In late 2014, the Obama administration unveiled a plan to grant unilateral amnesty to more than 4 million illegal immigrants residing in the United States, in addition to the more than 2 million illegal immigrants potentially excused under DACA. The president claimed that DAPA, like DACA before it, was nothing more than an exercise in “prosecutorial discretion.”
Last February, Texas federal judge Andrew Hanen issued an injunction blocking implementation of the order, which was upheld in November by a 2–1 majority of the Fifth Circuit. According to the appeals court, Texas had standing to sue because implementing DAPA would undoubtedly have an impact on the state’s treasury, and the judiciary had a right to review the case because “deferred action . . . is much more than non-enforcement: It would affirmatively confer ‘lawful presence’ and associated benefits on a class of unlawfully present aliens.”
The Supreme Court’s decision to uphold the injunction does not address DAPA’s legal merits; it sends the issue back to the lower courts. But it is effectively a rebuke of the administration’s high-handed unilateral rule. The president’s justification for his action was always risible. There is no Congressional Inaction Clause in the Constitution. The refusal of Congress to address a problem does not grant the president authority to do so. And there was nothing discretionary about the president’s edicts — they were meant to be sweeping changes in the immigration rules for broad categories of people, and they were treated as such by immigration officials.

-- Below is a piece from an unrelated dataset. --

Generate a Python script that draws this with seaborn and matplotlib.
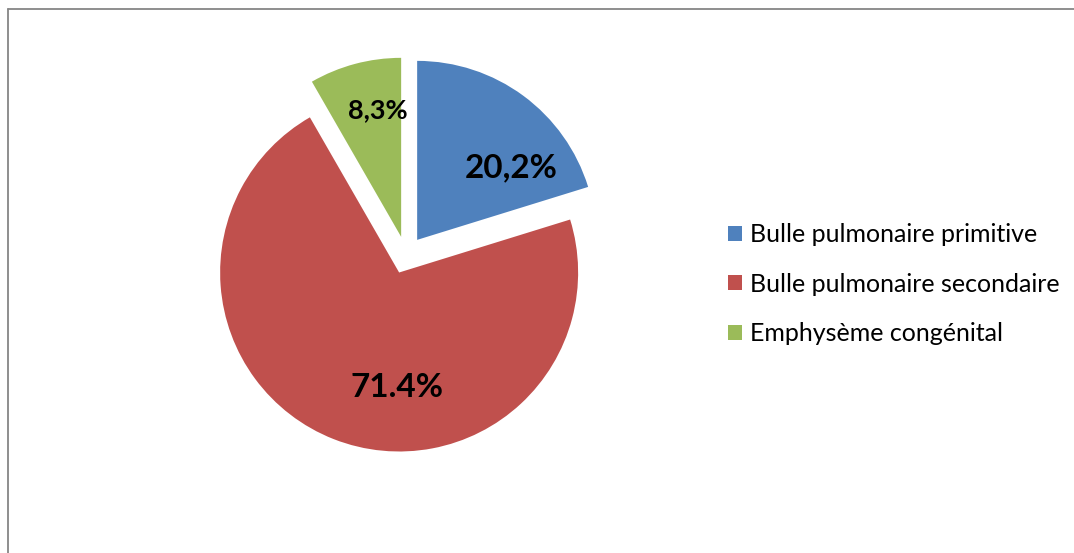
import numpy as np
import matplotlib
matplotlib.use("Agg")
import matplotlib.pyplot as plt
from matplotlib.lines import Line2D
import seaborn as sns

# ---- data ----
categories = ["Bulle pulmonaire primitive", "Bulle pulmonaire secondaire", "Emphysème congénital"]
values = [20.2, 71.4, 8.3]
value_labels = ["20,2%", "71.4%", "8,3%"]
colors = ["#4F81BD", "#C0504D", "#9BBB59"]

sns.set_theme(style="white")
plt.rcParams["font.family"] = ["Lato", "DejaVu Sans"]
plt.rcParams["text.color"] = "black"

W, H = 1074, 553
fig = plt.figure(figsize=(W / 100, H / 100), dpi=100)
ax = fig.add_axes([0, 0, 1, 1])

# pie geometry (pixel-based layout)
cx, cy, R = 406, H - 255, 179
wedges, _ = ax.pie(values, colors=colors, startangle=90, counterclock=False,
                   explode=[0.105 * R] * 3, center=(cx, cy), radius=R,
                   wedgeprops=dict(linewidth=0), frame=True)
ax.set_xlim(0, W)
ax.set_ylim(0, H)
ax.set_aspect("equal")
ax.axis("off")

# label placement (angle in degrees, distance in px from pie centre)
label_pos = [(39.6, 136), (-94, 133), (101, 148)]
label_sizes = [24, 24, 19.5]
for (ang, dist), txt, fs in zip(label_pos, value_labels, label_sizes):
    a = np.deg2rad(ang)
    ax.text(cx + dist * np.cos(a), cy + dist * np.sin(a), txt,
            ha="center", va="center", fontsize=fs, fontweight="bold", color="black")

leg = fig.legend(wedges, categories, loc="center left",
                 bbox_to_anchor=(728 / W, 1 - 284 / H), frameon=False,
                 fontsize=18, handlelength=0.56, handleheight=0.56,
                 handletextpad=0.32, labelspacing=1.06, borderpad=0, borderaxespad=0)
for t in leg.get_texts():
    t.set_color("black")

# outer frame (top and left visible)
fig.add_artist(Line2D([8 / W, 1], [1 - 9 / H, 1 - 9 / H], transform=fig.transFigure,
                      color="#868686", linewidth=1.3))
fig.add_artist(Line2D([8 / W, 8 / W], [0, 1 - 9 / H], transform=fig.transFigure,
                      color="#868686", linewidth=1.3))

fig.savefig("out.png", dpi=100, facecolor="white")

President Obama opted to insinuate that his opponents were bigots engaging in a politics of fear.
Characteristically, Obama refused to acknowledge that half of the Supreme Court and half of the nation’s state attorneys general might have valid legal arguments for opposing his executive amnesty. He opted instead to insinuate that his opponents were bigots engaging in a politics of fear, trying to “wall [them]selves off from those who may not look like us right now, or pray like we do, or have a different last name.” He went so far as to assert that the Supreme Court’s decision forces us “to decide whether we’re a people who accept the cruelty of ripping children from their parents’ arms, or whether we actually value families.”
As for DAPA, the president indicated that, while the policy “can’t go forward,” “enforcement priorities developed by my administration are not affected by this ruling. . . . As long as you have not committed a crime, our limited immigration-enforcement resources are not focused on you.” His constant reference to “enforcement priorities” is a joke. The administration’s true priority has been non-enforcement, and deportations from the interior have plummeted. Preliminary numbers from the Center for Immigration Studies indicate that new arrivals of illegal immigrants have been trending upward over the last two years.
Advocates of amnesty, including the president, like to pretend that the only policy alternatives are some version of the Obama amnesties and Donald Trump’s proposal for an immediate mass deportation. But the sensible course would be to enforce the laws we have on the books now — both at the border and at the workplace — and reduce the illegal population over time. Only later should a broader deal be considered (and any such deal should reduce levels of low-skilled legal immigration). The Supreme Court’s decision is at least a reprieve from a wide-ranging amnesty. It now falls on Congress to insist on a better policy — and to protect its prerogatives going forward.